Demand for bringing clinical trials in the public domain

About 20 people fell ill in Rajasthan after being given an orthopaedic drug

May 04, 2018 10:54 pm | Updated 10:54 pm IST - JAIPUR

The Rajasthan Nagrik Manch and Swasthya Adhikar Manch have demanded that all clinical trials conducted in the State between 2005 and 2018 be made public and their results and health impact revealed.

The demand has been raised in the wake of claims by about 20 persons that they were subjected to “unethical trials” without their consent in a private hospital in Jaipur.

About 20 labourers from villages of Churu and Bharatpur districts were reportedly administered an osteopathic-orthopaedic drug here on April 20 in an alleged instance of unethical clinical testing. When the health of some of them deteriorated, the villagers said they were given the medicine on the pretext of treatment for indigestion. The hospital has refuted the allegation.

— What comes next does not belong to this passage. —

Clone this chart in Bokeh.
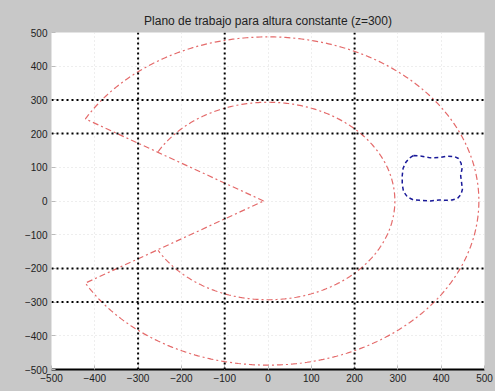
import numpy as np
from bokeh.plotting import figure
from bokeh.models import Span, FixedTicker, Range1d
from bokeh.embed import file_html
from bokeh.resources import INLINE

# ---- data ----
title_text = "Plano de trabajo para altura constante (z=300)"
x_ticks = [-500, -400, -300, -200, -100, 0, 100, 200, 300, 400, 500]
y_ticks = [-500, -400, -300, -200, -100, 0, 100, 200, 300, 400, 500]

# heavy black reference lines
vlines_x = [-300, -100, 200]
hlines_y = [300, 200, -200, -300]

# red workspace boundary (arcs about the origin)
outer_radius = 487
inner_radius = 293
arc_start_deg = 150
arc_end_deg = -150
vertex_x = -10
vertex_y = 0

# blue closed contour
blue_x = [336, 355, 375, 395, 414, 430, 440, 446, 448, 445, 447, 449, 446, 438,
          425, 410, 395, 375, 355, 336, 322, 313, 310, 310, 312, 318, 326, 336]
blue_y = [135, 133, 128, 129, 133, 132, 126, 112, 95, 75, 55, 35, 20, 8,
          3, 2, 3, 0, 2, 3, 12, 28, 50, 75, 97, 114, 127, 135]

# ---- figure ----
p = figure(width=495, height=391, output_backend="svg", toolbar_location=None,
           x_range=Range1d(-500, 500), y_range=Range1d(-500, 500),
           min_border_left=51, min_border_right=11, min_border_top=32,
           min_border_bottom=22)
p.background_fill_color = "white"
p.border_fill_color = "#c8c8c8"
p.outline_line_color = None

p.title.text = title_text
p.title.align = "center"
p.title.text_font = "Liberation Sans"
p.title.text_font_size = "12px"
p.title.text_font_style = "normal"
p.title.text_color = "#222222"

for ax, ticks in ((p.xaxis[0], x_ticks), (p.yaxis[0], y_ticks)):
    ax.ticker = FixedTicker(ticks=ticks)
    ax.major_tick_in = 4
    ax.major_tick_out = 0
    ax.minor_tick_line_color = None
    ax.major_label_text_font = "Liberation Sans"
    ax.major_label_text_font_size = "10px"
    ax.major_label_text_color = "#222222"
    ax.major_label_standoff = 4
p.xaxis.axis_line_color = "black"
p.xaxis.axis_line_width = 2
p.xaxis.major_tick_line_color = "#bbbbbb"
p.yaxis.axis_line_color = None
p.yaxis.major_tick_line_color = "#bbbbbb"

p.grid.grid_line_color = "#dddddd"
p.grid.grid_line_dash = "1 3"
p.grid.grid_line_width = 1

for xv in vlines_x:
    p.add_layout(Span(location=xv, dimension="height", line_color="black",
                      line_width=2, line_dash="2 3"))
for yv in hlines_y:
    p.add_layout(Span(location=yv, dimension="width", line_color="black",
                      line_width=2, line_dash="2 3"))

ang = np.deg2rad(np.linspace(arc_start_deg, arc_end_deg, 400))
ox = np.concatenate([[vertex_x], outer_radius * np.cos(ang), [vertex_x]])
oy = np.concatenate([[vertex_y], outer_radius * np.sin(ang), [vertex_y]])
ix = inner_radius * np.cos(ang)
iy = inner_radius * np.sin(ang)

red = "#e46a6a"
p.line(ox, oy, line_color=red, line_width=1.2, line_dash="6 3 2 3")
p.line(ix, iy, line_color=red, line_width=1.2, line_dash="6 3 2 3")
p.line(blue_x, blue_y, line_color="#1a1a99", line_width=1.5, line_dash="4 3")

html = file_html(p, INLINE)
css = "<style>html,body{margin:0 !important;padding:0 !important;background:#c8c8c8;overflow:hidden;}</style>"
html = html.replace("</head>", css + "</head>", 1)
open("out.html", "w").write(html)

The activist groups working in the health sector said here on Friday that though some of the victims of trial were yet to recover from the adverse side effects, the State government’s Medical and Health Department had failed to do their health check-up.

Detailed information

“The Supreme Court has directed that those taking part in clinical trials are to be provided with detailed written information about the trial, including the risk involved in participation and their right to withdraw anytime during the trial,” Nagrik Manch general secretary Basant Haryana said.

The two groups, supported by the National Alliance of People's Movements (NAPM), asked if the delay in action against the hospital was meant to protect the guilty.

CDSCO report

The Central Drugs Standard Control Organisation, which is investigating into the Jaipur case, is yet to make its report public.

In an ealier case, the State government had acknowledged in an affidavit filed in the Supreme Court that there were 386 “adverse health events”, including 95 deaths, due to clinical trials which took place between 2005 and 2012. While demanding that all clinical trials be made public, Mr. Haryana said 214 trials were currently being conducted in the State, mostly in Jaipur and Bikaner districts.

The two activist groups demanded proper treatment and compensation to the victims, immediate registration of criminal cases against the hospital management and guilty doctors and an independent inquiry into all ongoing trials in the State.

The Jan Swasthya Abhiyan has also demanded rigorous monitoring of the centres where clinical trials are conducted, while affirming that poor and uneducated people were often coerced to become the objects of tests for paltry sums of money and subjected to adverse consequences without being compensated for them.